The methylene chain in the H₂dap species in 2 was found to be severely disordered although the terminal -NH₃⁺ groupings were well defined. The application of C-C bond distance restraints led to a geometrically plausible conformation but this cannot be regarded as certain. The H atoms of the water molecule could not be located from difference maps and may be disordered. The C- and N-bound bound H atoms in 2 were placed in idealised locations (C-H = 0.97 Å, N-H = 0.89 Å) and refined as riding atoms. The P-OH H atom was located in a difference map and refined as riding in its as-found relative location. The constraint U_iso(H) = 1.2U_eq(carrier) was applied in all cases. Further refinement details are given in the deposited cif.

Crystal data for 1: C₁₀H₃₄N₄O₁₁P₂Zn₃, M_r = 644.46, monoclinic, C2 (No. 4), Z = 4, a = 25.302 (7) Å, b = 4.9327 (13) Å, c = 19.808 (6) Å, β = 107.377 (8)°, V = 2359.4 (12) ų, F(000) = 1320, T = 93 (2) K, ρ_calc = 1.814 g cm⁻³, µ = 3.216 mm⁻¹, 7612 reflections recorded (3.4° ≤ 2θ ≤ 50.7°; −30 ≤ h ≤ 30, −5 ≤ k ≤ 3, −23 ≤ l ≤ 18), R_Int = 0.047, 3310 merged reflections, 2728 with I > 2σ(I), 273 variable parameters, Flack absolute structure parameter = 0.46 (5), R(F) = 0.054, wR(F²) = 0.139, min./max. Δρ = –1.23, +1.01 e Å⁻³. Cambridge Structural Database deposition number: CCDC-883458.
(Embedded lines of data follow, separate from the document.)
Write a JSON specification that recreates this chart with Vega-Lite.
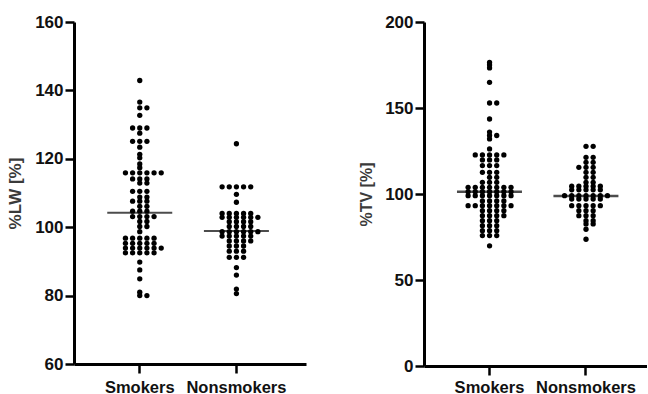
{
"$schema": "https://vega.github.io/schema/vega-lite/v6.json",
"background": "white",
"padding": {"left": 6, "top": 13, "right": 0, "bottom": -2},
"spacing": 52,
"config": {
  "view": {"stroke": null},
  "font": "Liberation Sans",
  "axis": {"grid": false, "domainColor": "#000", "domainWidth": 3, "tickColor": "#000", "tickWidth": 2.5, "labelFont": "Liberation Sans", "labelFontWeight": "bold", "labelFontSize": 17, "labelColor": "#111", "titleFont": "Liberation Sans", "titleFontWeight": "bold", "titleColor": "#3a3a3a"},
  "axisX": {"tickSize": 9, "labelAngle": 0, "title": null, "labelFontSize": 16.5},
  "axisY": {"tickSize": 9, "labelPadding": 2, "titlePadding": 10}
},
"datasets": {
  "lw": [
    {"g":"Smokers","v":142.9},{"g":"Smokers","v":136.6},{"g":"Smokers","v":134.9},{"g":"Smokers","v":134.9},{"g":"Smokers","v":132.7},
    {"g":"Smokers","v":129},{"g":"Smokers","v":129},{"g":"Smokers","v":129},{"g":"Smokers","v":127.5},
    {"g":"Smokers","v":125.1},{"g":"Smokers","v":125.1},{"g":"Smokers","v":125.1},{"g":"Smokers","v":123.4},{"g":"Smokers","v":121.3},
    {"g":"Smokers","v":120.3},{"g":"Smokers","v":118.5},{"g":"Smokers","v":117.4},
    {"g":"Smokers","v":115.9},{"g":"Smokers","v":115.9},{"g":"Smokers","v":115.9},{"g":"Smokers","v":115.9},{"g":"Smokers","v":115.9},{"g":"Smokers","v":115.9},
    {"g":"Smokers","v":114.1},{"g":"Smokers","v":114.1},{"g":"Smokers","v":114.1},
    {"g":"Smokers","v":112.9},{"g":"Smokers","v":112.9},
    {"g":"Smokers","v":110.5},{"g":"Smokers","v":110.5},{"g":"Smokers","v":110.5},
    {"g":"Smokers","v":108.8},{"g":"Smokers","v":108.8},
    {"g":"Smokers","v":107.6},{"g":"Smokers","v":107.6},{"g":"Smokers","v":107.6},
    {"g":"Smokers","v":106.1},{"g":"Smokers","v":106.1},
    {"g":"Smokers","v":104.7},{"g":"Smokers","v":104.7},{"g":"Smokers","v":104.7},
    {"g":"Smokers","v":103.1},{"g":"Smokers","v":103.1},{"g":"Smokers","v":103.1},{"g":"Smokers","v":103.1},
    {"g":"Smokers","v":101.7},{"g":"Smokers","v":101.7},
    {"g":"Smokers","v":100.2},{"g":"Smokers","v":100.2},
    {"g":"Smokers","v":98.7},
    {"g":"Smokers","v":96.8},{"g":"Smokers","v":96.8},{"g":"Smokers","v":96.8},{"g":"Smokers","v":96.8},{"g":"Smokers","v":96.8},
    {"g":"Smokers","v":95.3},{"g":"Smokers","v":95.3},{"g":"Smokers","v":95.3},{"g":"Smokers","v":95.3},{"g":"Smokers","v":95.3},
    {"g":"Smokers","v":93.9},{"g":"Smokers","v":93.9},{"g":"Smokers","v":93.9},{"g":"Smokers","v":93.9},{"g":"Smokers","v":93.9},{"g":"Smokers","v":93.9},
    {"g":"Smokers","v":92.5},{"g":"Smokers","v":92.5},{"g":"Smokers","v":92.5},{"g":"Smokers","v":92.5},{"g":"Smokers","v":92.5},
    {"g":"Smokers","v":89.8},{"g":"Smokers","v":87.5},{"g":"Smokers","v":84.9},{"g":"Smokers","v":81},{"g":"Smokers","v":80},{"g":"Smokers","v":80},
    {"g":"Nonsmokers","v":124.4},
    {"g":"Nonsmokers","v":111.8},{"g":"Nonsmokers","v":111.8},{"g":"Nonsmokers","v":111.8},{"g":"Nonsmokers","v":111.8},{"g":"Nonsmokers","v":111.8},
    {"g":"Nonsmokers","v":109.6},{"g":"Nonsmokers","v":107.3},
    {"g":"Nonsmokers","v":104},{"g":"Nonsmokers","v":104},{"g":"Nonsmokers","v":104},{"g":"Nonsmokers","v":104},{"g":"Nonsmokers","v":104},
    {"g":"Nonsmokers","v":102.9},{"g":"Nonsmokers","v":102.9},{"g":"Nonsmokers","v":102.9},{"g":"Nonsmokers","v":102.9},{"g":"Nonsmokers","v":102.9},{"g":"Nonsmokers","v":102.9},
    {"g":"Nonsmokers","v":101.6},{"g":"Nonsmokers","v":101.6},{"g":"Nonsmokers","v":101.6},{"g":"Nonsmokers","v":101.6},
    {"g":"Nonsmokers","v":100.2},{"g":"Nonsmokers","v":100.2},{"g":"Nonsmokers","v":100.2},{"g":"Nonsmokers","v":100.2},
    {"g":"Nonsmokers","v":98.7},{"g":"Nonsmokers","v":98.7},{"g":"Nonsmokers","v":98.7},{"g":"Nonsmokers","v":98.7},{"g":"Nonsmokers","v":98.7},{"g":"Nonsmokers","v":98.7},
    {"g":"Nonsmokers","v":97.4},{"g":"Nonsmokers","v":97.4},{"g":"Nonsmokers","v":97.4},{"g":"Nonsmokers","v":97.4},{"g":"Nonsmokers","v":97.4},
    {"g":"Nonsmokers","v":96},{"g":"Nonsmokers","v":96},{"g":"Nonsmokers","v":96},{"g":"Nonsmokers","v":96},
    {"g":"Nonsmokers","v":94.5},{"g":"Nonsmokers","v":94.5},{"g":"Nonsmokers","v":94.5},
    {"g":"Nonsmokers","v":93},{"g":"Nonsmokers","v":93},{"g":"Nonsmokers","v":93},
    {"g":"Nonsmokers","v":91.2},{"g":"Nonsmokers","v":91.2},{"g":"Nonsmokers","v":91.2},
    {"g":"Nonsmokers","v":88.2},{"g":"Nonsmokers","v":86},{"g":"Nonsmokers","v":81.9},{"g":"Nonsmokers","v":80.6}
  ],
  "tv": [
    {"g":"Smokers","v":176.5},{"g":"Smokers","v":175},{"g":"Smokers","v":173.3},{"g":"Smokers","v":164.9},
    {"g":"Smokers","v":152.9},{"g":"Smokers","v":152.9},{"g":"Smokers","v":143.6},{"g":"Smokers","v":136},
    {"g":"Smokers","v":134},{"g":"Smokers","v":134},{"g":"Smokers","v":132},{"g":"Smokers","v":126.2},
    {"g":"Smokers","v":122.7},{"g":"Smokers","v":122.7},{"g":"Smokers","v":122.7},{"g":"Smokers","v":122.7},{"g":"Smokers","v":122.7},
    {"g":"Smokers","v":119.8},{"g":"Smokers","v":119.8},{"g":"Smokers","v":119.8},
    {"g":"Smokers","v":116.5},{"g":"Smokers","v":116.5},{"g":"Smokers","v":116.5},
    {"g":"Smokers","v":112.6},{"g":"Smokers","v":112.6},{"g":"Smokers","v":112.6},
    {"g":"Smokers","v":109.7},{"g":"Smokers","v":109.7},
    {"g":"Smokers","v":106.8},{"g":"Smokers","v":106.8},{"g":"Smokers","v":106.8},
    {"g":"Smokers","v":103.9},{"g":"Smokers","v":103.9},{"g":"Smokers","v":103.9},{"g":"Smokers","v":103.9},{"g":"Smokers","v":103.9},{"g":"Smokers","v":103.9},{"g":"Smokers","v":103.9},
    {"g":"Smokers","v":101.3},{"g":"Smokers","v":101.3},{"g":"Smokers","v":101.3},{"g":"Smokers","v":101.3},{"g":"Smokers","v":101.3},{"g":"Smokers","v":101.3},{"g":"Smokers","v":101.3},
    {"g":"Smokers","v":99},{"g":"Smokers","v":99},{"g":"Smokers","v":99},{"g":"Smokers","v":99},{"g":"Smokers","v":99},{"g":"Smokers","v":99},{"g":"Smokers","v":99},
    {"g":"Smokers","v":96},{"g":"Smokers","v":96},{"g":"Smokers","v":96},{"g":"Smokers","v":96},
    {"g":"Smokers","v":93.2},{"g":"Smokers","v":93.2},{"g":"Smokers","v":93.2},{"g":"Smokers","v":93.2},{"g":"Smokers","v":93.2},{"g":"Smokers","v":93.2},{"g":"Smokers","v":93.2},
    {"g":"Smokers","v":90.3},{"g":"Smokers","v":90.3},{"g":"Smokers","v":90.3},{"g":"Smokers","v":90.3},
    {"g":"Smokers","v":87.4},{"g":"Smokers","v":87.4},{"g":"Smokers","v":87.4},{"g":"Smokers","v":87.4},
    {"g":"Smokers","v":84.5},{"g":"Smokers","v":84.5},{"g":"Smokers","v":84.5},
    {"g":"Smokers","v":81.6},{"g":"Smokers","v":81.6},{"g":"Smokers","v":81.6},
    {"g":"Smokers","v":78.7},{"g":"Smokers","v":78.7},{"g":"Smokers","v":78.7},
    {"g":"Smokers","v":75.8},{"g":"Smokers","v":75.8},{"g":"Smokers","v":75.8},
    {"g":"Smokers","v":69.9},
    {"g":"Nonsmokers","v":127.7},{"g":"Nonsmokers","v":127.7},
    {"g":"Nonsmokers","v":121.3},{"g":"Nonsmokers","v":121.3},
    {"g":"Nonsmokers","v":118.4},{"g":"Nonsmokers","v":118.4},
    {"g":"Nonsmokers","v":115.5},{"g":"Nonsmokers","v":115.5},{"g":"Nonsmokers","v":115.5},
    {"g":"Nonsmokers","v":112.6},{"g":"Nonsmokers","v":112.6},
    {"g":"Nonsmokers","v":109.7},{"g":"Nonsmokers","v":109.7},
    {"g":"Nonsmokers","v":106.8},{"g":"Nonsmokers","v":106.8},
    {"g":"Nonsmokers","v":104.5},{"g":"Nonsmokers","v":104.5},{"g":"Nonsmokers","v":104.5},{"g":"Nonsmokers","v":104.5},{"g":"Nonsmokers","v":104.5},
    {"g":"Nonsmokers","v":102.4},{"g":"Nonsmokers","v":102.4},{"g":"Nonsmokers","v":102.4},{"g":"Nonsmokers","v":102.4},{"g":"Nonsmokers","v":102.4},
    {"g":"Nonsmokers","v":99},{"g":"Nonsmokers","v":99},{"g":"Nonsmokers","v":99},{"g":"Nonsmokers","v":99},{"g":"Nonsmokers","v":99},{"g":"Nonsmokers","v":99},{"g":"Nonsmokers","v":99},
    {"g":"Nonsmokers","v":97.1},{"g":"Nonsmokers","v":97.1},{"g":"Nonsmokers","v":97.1},{"g":"Nonsmokers","v":97.1},{"g":"Nonsmokers","v":97.1},
    {"g":"Nonsmokers","v":93.2},{"g":"Nonsmokers","v":93.2},{"g":"Nonsmokers","v":93.2},{"g":"Nonsmokers","v":93.2},{"g":"Nonsmokers","v":93.2},
    {"g":"Nonsmokers","v":90.3},{"g":"Nonsmokers","v":90.3},{"g":"Nonsmokers","v":90.3},
    {"g":"Nonsmokers","v":87.4},{"g":"Nonsmokers","v":87.4},{"g":"Nonsmokers","v":87.4},
    {"g":"Nonsmokers","v":84.5},{"g":"Nonsmokers","v":84.5},
    {"g":"Nonsmokers","v":82.6},{"g":"Nonsmokers","v":82.6},
    {"g":"Nonsmokers","v":79.5},{"g":"Nonsmokers","v":73.7}
  ],
  "lwMean": [{"g":"Smokers","v":104.2},{"g":"Nonsmokers","v":98.9}],
  "tvMean": [{"g":"Smokers","v":101.3},{"g":"Nonsmokers","v":98.8}]
},
"hconcat": [
  {
    "width": 232, "height": 342,
    "layer": [
      {
        "data": {"name": "lw"},
        "transform": [{"window": [{"op": "row_number", "as": "slot"}], "groupby": ["g", "v"]}],
        "mark": {"type": "circle", "size": 28, "color": "#000", "opacity": 1},
        "encoding": {
          "x": {"field": "g", "type": "nominal", "sort": ["Smokers", "Nonsmokers"], "scale": {"paddingInner": 0.26, "paddingOuter": 0.33, "align": 0.47}, "axis": {"labelPadding": 6}},
          "xOffset": {"field": "slot", "type": "nominal", "scale": {"domain": [11, 9, 7, 5, 3, 1, 2, 4, 6, 8, 10], "paddingInner": 0, "paddingOuter": 0}},
          "y": {"field": "v", "type": "quantitative", "scale": {"domain": [60, 160], "nice": false, "zero": false}, "axis": {"values": [60, 80, 100, 120, 140, 160], "title": "%LW [%]", "titleFontSize": 17}}
        }
      },
      {
        "data": {"name": "lwMean"},
        "mark": {"type": "tick", "color": "#000", "thickness": 2, "size": 65},
        "encoding": {
          "x": {"field": "g", "type": "nominal", "sort": ["Smokers", "Nonsmokers"]},
          "y": {"field": "v", "type": "quantitative"}
        }
      }
    ]
  },
  {
    "width": 223, "height": 344,
    "layer": [
      {
        "data": {"name": "tv"},
        "transform": [{"window": [{"op": "row_number", "as": "slot"}], "groupby": ["g", "v"]}],
        "mark": {"type": "circle", "size": 28, "color": "#000", "opacity": 1},
        "encoding": {
          "x": {"field": "g", "type": "nominal", "sort": ["Smokers", "Nonsmokers"], "scale": {"paddingInner": 0.26, "paddingOuter": 0.286, "align": 0.54}, "axis": {"labelPadding": 4}},
          "xOffset": {"field": "slot", "type": "nominal", "scale": {"domain": [11, 9, 7, 5, 3, 1, 2, 4, 6, 8, 10], "paddingInner": 0, "paddingOuter": 0}},
          "y": {"field": "v", "type": "quantitative", "scale": {"domain": [0, 200], "nice": false}, "axis": {"values": [0, 50, 100, 150, 200], "title": "%TV [%]", "titleFontSize": 16}}
        }
      },
      {
        "data": {"name": "tvMean"},
        "mark": {"type": "tick", "color": "#000", "thickness": 2.5, "size": 65},
        "encoding": {
          "x": {"field": "g", "type": "nominal", "sort": ["Smokers", "Nonsmokers"]},
          "y": {"field": "v", "type": "quantitative"}
        }
      }
    ]
  }
]
}
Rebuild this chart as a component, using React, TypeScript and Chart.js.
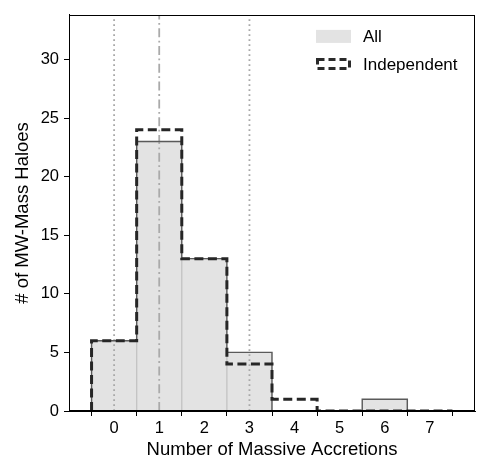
import React, { useEffect, useRef } from "react";
import { Chart, registerables } from "chart.js";

Chart.register(...registerables);

// ---- data ----
const binCenters = [0, 1, 2, 3, 4, 5, 6, 7];
const binEdges = [-0.5, 0.5, 1.5, 2.5, 3.5, 4.5, 5.5, 6.5, 7.5];
const allCounts = [6, 23, 13, 5, 0, 0, 1, 0];
const independentCounts = [6, 24, 13, 4, 1, 0, 0, 0];
const xTickValues = [0, 1, 2, 3, 4, 5, 6, 7];
const yTickValues = [0, 5, 10, 15, 20, 25, 30];
const dottedLineXs = [0, 3];
const dashDotLineXs = [1];
const X_MIN = -1;
const X_MAX = 8;
const Y_MAX = 33.8;
const legendLabels = ["All", "Independent"];
const xTitle = "Number of Massive Accretions";
const yTitle = "# of MW-Mass Haloes";

const FONT = "'Liberation Sans', Arial, Helvetica, sans-serif";

function stepPoints(counts: number[]) {
  const pts: { x: number; y: number }[] = [{ x: binEdges[0], y: 0 }];
  counts.forEach((c, i) => pts.push({ x: binEdges[i], y: c }));
  pts.push({ x: binEdges[binEdges.length - 1], y: 0 });
  return pts;
}

const framePlugin = {
  id: "frameAndLegend",
  afterDraw(chart: any) {
    const { ctx, chartArea } = chart;
    ctx.save();
    ctx.strokeStyle = "#000";
    ctx.lineWidth = 1;
    ctx.strokeRect(
      Math.round(chartArea.left) + 0.5,
      Math.round(chartArea.top) + 0.5,
      Math.round(chartArea.right - chartArea.left) - 1,
      Math.round(chartArea.bottom - chartArea.top) - 1
    );
    // legend
    const px = chartArea.right - 159;
    const tx = chartArea.right - 112;
    const y1 = chartArea.top + 15;
    const y2 = chartArea.top + 43;
    ctx.fillStyle = "#e3e3e3";
    ctx.fillRect(px, y1, 35, 13);
    ctx.setLineDash([7, 4]);
    ctx.strokeStyle = "#2a2a2a";
    ctx.lineWidth = 3;
    ctx.strokeRect(px + 1.5, y2 + 1.5, 32, 9);
    ctx.setLineDash([]);
    ctx.fillStyle = "#000";
    ctx.font = `17px ${FONT}`;
    ctx.textBaseline = "middle";
    ctx.textAlign = "left";
    ctx.fillText(legendLabels[0], tx, y1 + 7);
    ctx.fillText(legendLabels[1], tx, y2 + 7);
    ctx.restore();
  },
};

export default function App() {
  const ref = useRef<HTMLCanvasElement>(null);
  useEffect(() => {
    document.body.style.margin = "0";
    const canvas = ref.current!;
    const vlines: any[] = [];
    dottedLineXs.forEach((x) =>
      vlines.push({
        type: "line",
        data: [
          { x, y: 0 },
          { x, y: Y_MAX },
        ],
        borderColor: "#a8a8a8",
        borderWidth: 1.8,
        borderDash: [1.8, 3.2],
        pointRadius: 0,
        fill: false,
        order: 4,
      })
    );
    dashDotLineXs.forEach((x) =>
      vlines.push({
        type: "line",
        data: [
          { x, y: 0 },
          { x, y: Y_MAX },
        ],
        borderColor: "#aaaaaa",
        borderWidth: 1.8,
        borderDash: [9, 3.5, 1.8, 3.5],
        pointRadius: 0,
        fill: false,
        order: 4,
      })
    );
    const chart = new Chart(canvas, {
      type: "line",
      data: {
        datasets: [
          {
            type: "bar",
            data: binCenters.map((x, i) => ({ x, y: allCounts[i] })),
            backgroundColor: "#e3e3e3",
            borderColor: "#c4c4c4",
            borderWidth: 1,
            barPercentage: 1,
            categoryPercentage: 1,
            order: 5,
          } as any,
          ...vlines,
          {
            type: "line",
            data: stepPoints(allCounts),
            stepped: "before",
            borderColor: "#5a5a5a",
            borderWidth: 1.4,
            pointRadius: 0,
            fill: false,
            order: 3,
          },
          {
            type: "line",
            data: stepPoints(independentCounts),
            stepped: "before",
            borderColor: "#262626",
            borderWidth: 3,
            borderDash: [9, 4.5],
            pointRadius: 0,
            fill: false,
            order: 2,
          },
        ],
      },
      options: {
        animation: false,
        responsive: false,
        maintainAspectRatio: false,
        layout: { padding: { top: 4, right: 2, left: 0, bottom: 0 } },
        plugins: {
          legend: { display: false },
          tooltip: { enabled: false },
        },
        scales: {
          x: {
            type: "linear",
            min: X_MIN,
            max: X_MAX,
            offset: false,
            afterBuildTicks: (s: any) => {
              s.ticks = xTickValues.map((v) => ({ value: v }));
            },
            afterFit: (s: any) => {
              s.height = 55;
            },
            ticks: {
              color: "#000",
              font: { family: FONT, size: 16.5 },
              padding: 3,
              maxRotation: 0,
              autoSkip: false,
            },
            grid: {
              display: true,
              drawOnChartArea: false,
              drawTicks: true,
              tickLength: 5,
              color: "#000",
              tickColor: "#000",
            },
            border: { display: true, color: "#000", width: 1 },
            title: {
              display: true,
              text: xTitle,
              color: "#000",
              font: { family: FONT, size: 18.5 },
              padding: { top: 0, bottom: 5 },
            },
          },
          y: {
            type: "linear",
            min: 0,
            max: Y_MAX,
            afterBuildTicks: (s: any) => {
              s.ticks = yTickValues.map((v) => ({ value: v }));
            },
            afterFit: (s: any) => {
              s.width = 69;
            },
            ticks: {
              color: "#000",
              font: { family: FONT, size: 16.5 },
              padding: 5,
            },
            grid: {
              display: true,
              drawOnChartArea: false,
              drawTicks: true,
              tickLength: 5,
              color: "#000",
              tickColor: "#000",
            },
            border: { display: true, color: "#000", width: 1 },
            title: {
              display: true,
              text: yTitle,
              color: "#000",
              font: { family: FONT, size: 18.5 },
              padding: { top: 12, bottom: 0 },
            },
          },
        },
      },
      plugins: [framePlugin],
    } as any);
    return () => chart.destroy();
  }, []);
  return (
    <div style={{ width: 477, height: 466 }}>
      <canvas ref={ref} width={477} height={466} style={{ display: "block" }} />
    </div>
  );
}
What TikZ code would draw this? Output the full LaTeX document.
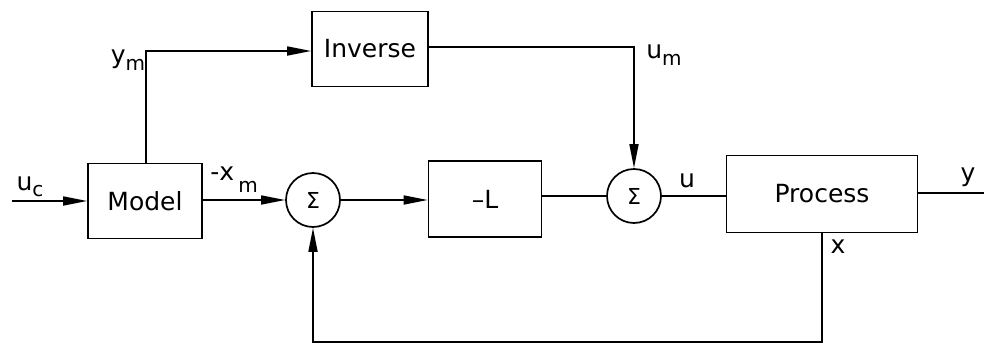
\documentclass[tikz,border=0pt]{standalone}
\usepackage{fontspec}
\setmainfont{DejaVu Sans}
\usetikzlibrary{arrows.meta}
\begin{document}
\begin{tikzpicture}[x=1pt,y=-1pt,
  line width=1.7pt,
  blk/.style={draw,rectangle,inner sep=0pt,font=\fontsize{25}{28}\selectfont},
  sumnode/.style={draw,circle,minimum size=54pt,inner sep=0pt,font=\fontsize{22}{24}\selectfont},
  lbl/.style={inner sep=0pt,font=\fontsize{25}{28}\selectfont},
  sig/.style={-{Triangle[length=24pt,width=9pt]}}]
\useasboundingbox (0,0) rectangle (984,348);
% blocks
\node[blk,minimum width=114pt,minimum height=75pt] (model) at (145,201) {Model};
\node[blk,minimum width=116pt,minimum height=75pt] (inv) at (370,49) {Inverse};
\node[blk,minimum width=113pt,minimum height=76pt] (gain) at (485,199) {–L};
\node[blk,minimum width=191pt,minimum height=77pt] (proc) at (822,194) {Process};
\node[sumnode] (s1) at (313,200) {Σ};
\node[sumnode] (s2) at (634,196) {Σ};
% free ends and corners
\coordinate (in) at (12,201);
\coordinate (out) at (984,193);
\coordinate (ymc) at (146,51);
\coordinate (umc) at (634,47);
\coordinate (fbr) at (822,342);
\coordinate (fbl) at (313,342);
% signal lines
\draw[sig] (in) -- (model.west |- in);
\draw[sig] (model.east |- s1) -- (s1.west);
\draw[sig] (s1.east) -- (gain.west |- s1);
\draw (gain.east |- s2) -- (s2.west);
\draw (s2.east) -- (proc.west |- s2);
\draw (proc.east |- out) -- (out);
\draw[sig] (ymc |- model.north) -- (ymc) -- (inv.west |- ymc);
\draw[sig] (inv.east |- umc) -- (umc) -- (s2.north);
\draw[sig] (proc.south) -- (fbr) -- (fbl) -- (s1.south);
% labels
\node[lbl] at (30,187) {u\raisebox{-6pt}{\fontsize{20}{22}\selectfont c}};
\node[lbl] at (128,60) {y\raisebox{-7pt}{\fontsize{20}{22}\selectfont m}};
\node[lbl] at (234,180) {-x\raisebox{-12pt}{\,\fontsize{20}{22}\selectfont m}};
\node[lbl] at (664,55) {u\raisebox{-7pt}{\fontsize{20}{22}\selectfont m}};
\node[lbl] at (687,181) {u};
\node[lbl] at (838,247) {x};
\node[lbl] at (968,177) {y};
\end{tikzpicture}
\end{document}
Crystal data for 2: C₅H₁₉N₂O₁₃P₃Zn₃, M_r = 604.24, monoclinic, P2₁/c (No. 14), Z = 4, a = 11.3275 (15) Å, b = 8.3235 (11) Å, c = 18.588 (2) Å, β = 96.979 (3)°, V = 1739.6 (4) ų, F(000) = 1208, T = 293 (2) K, ρ_calc = 2.307 g cm⁻³, μ = 4.447 mm⁻¹, 10734 reflections recorded (8.7° ≤ 2θ ≤ 60.0°; −14 ≤ h ≤ 15, −11 ≤ k ≤ 11, −20 ≤ l ≤ 26), R_Int = 0.076, 4954 merged reflections, 3105 with I > 2σ(I), 237 variable parameters, R(F) = 0.056, wR(F²) = 0.119, min./max. Δρ = −0.85, +1.97 eÅ^–3. Cambridge Structural Database deposition number: CCDC-883459.